The Bush administration has had its scandals — conflict of interest, incompetence, influence peddling, political vendettas — but it’s never had a sex scandal. Until now.
And it’s a most unlikely Lothario — World Bank President Paul Wolfowitz.
Wolfowitz is a lifelong veteran of academic, think-tank, foundation and government jobs of the kind that have “policy” in the title, not what the gang at Wal-Mart thinks of as “real jobs.” That resume has made him a skilled bureaucrat, but not so skilled at what might be called the “real world.”
That made him a natural to be one of the Bush administration’s leading architects of the war in Iraq as the No. 2 Pentagon official. He was among those who maintained that the war would be fought with minimal troops, at minimal cost and that grateful Iraqis would install the neocons’ favorite son, Ahmed Chalabi, as their leader. By now, the war would be long over and we would be pretty much finished with tidying up the rest of the Mideast.
We know how that turned out.
Acting under the McNamara Principle that if you botch a war, you get to be president of the World Bank, President Bush in 2005 named Wolfowitz president of the global-poverty-fighting World Bank, with a tax-free salary of about $400,000.
Problem: His girlfriend, Shaha Riza, worked for the World Bank. Nothing wrong with having a girlfriend. Wolfowitz was divorced. But having a girlfriend on your payroll is a big problem in Washington.
Wolfowitz personally arranged — and, given how Washington bureaucracies work, this must have taken a lot of his time — for Riza to be seconded to the State Department at a $60,000 pay increase to $193, 590, what the boys at the bait-and-tackle shop call “real money.” In fact, Riza was now making more than Secretary of State Condoleezza Rice’s $186,000. One other thing: Rice has to pay tax on her salary; Riza, as a World Bank employee, does not.

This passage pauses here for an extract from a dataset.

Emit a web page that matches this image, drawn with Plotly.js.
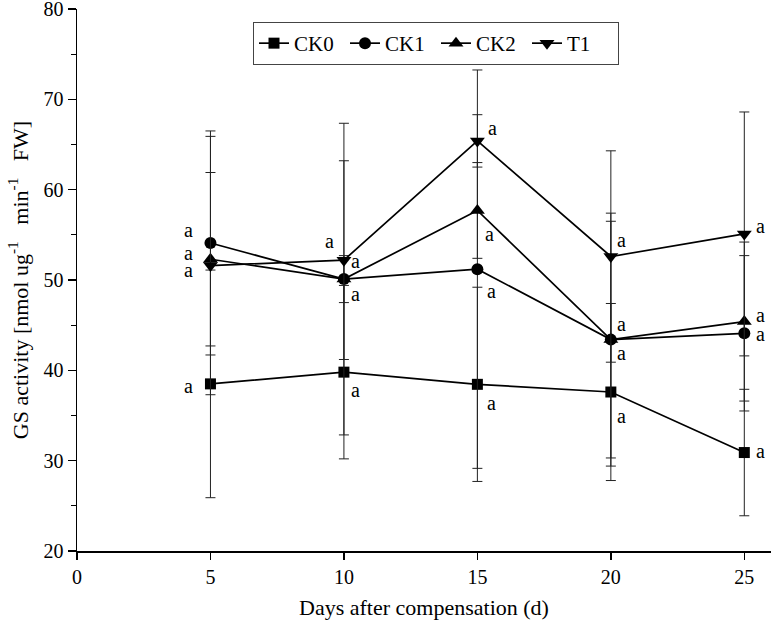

Houston, we’ve got a scandal.
Wolfowitz kept his girlfriend on the payroll, but took personal charge of her career and gave her a fat raise. And it’s not clear from a distance what it is she actually does. She is variously described as a communications specialist or a senior gender coordinator. She is now working, still on the World Bank payroll, at something called the Foundation for the Future.
It also turned out, rather late in the game, that when Wolfowitz was at the Pentagon, one of his deputies arranged for a big defense contractor to sponsor Riza on a one-month tour of post-Saddam Iraq to report back on, well, something. Given the way the war turned out, we doubt she’s clamoring to go back.
All of this has put Wolfowitz’s job in jeopardy. The Bush White House has expressed “full confidence” in him and said the president wants him to remain in the job.
This is hardly one of the lusty, robust scandals of the Clinton years, but for the Bush administration it will have to do. Wolfowitz may beat beleaguered Attorney General Alberto Gonzales out the door for a return to what non-Washingtonians like to think of as “real life.”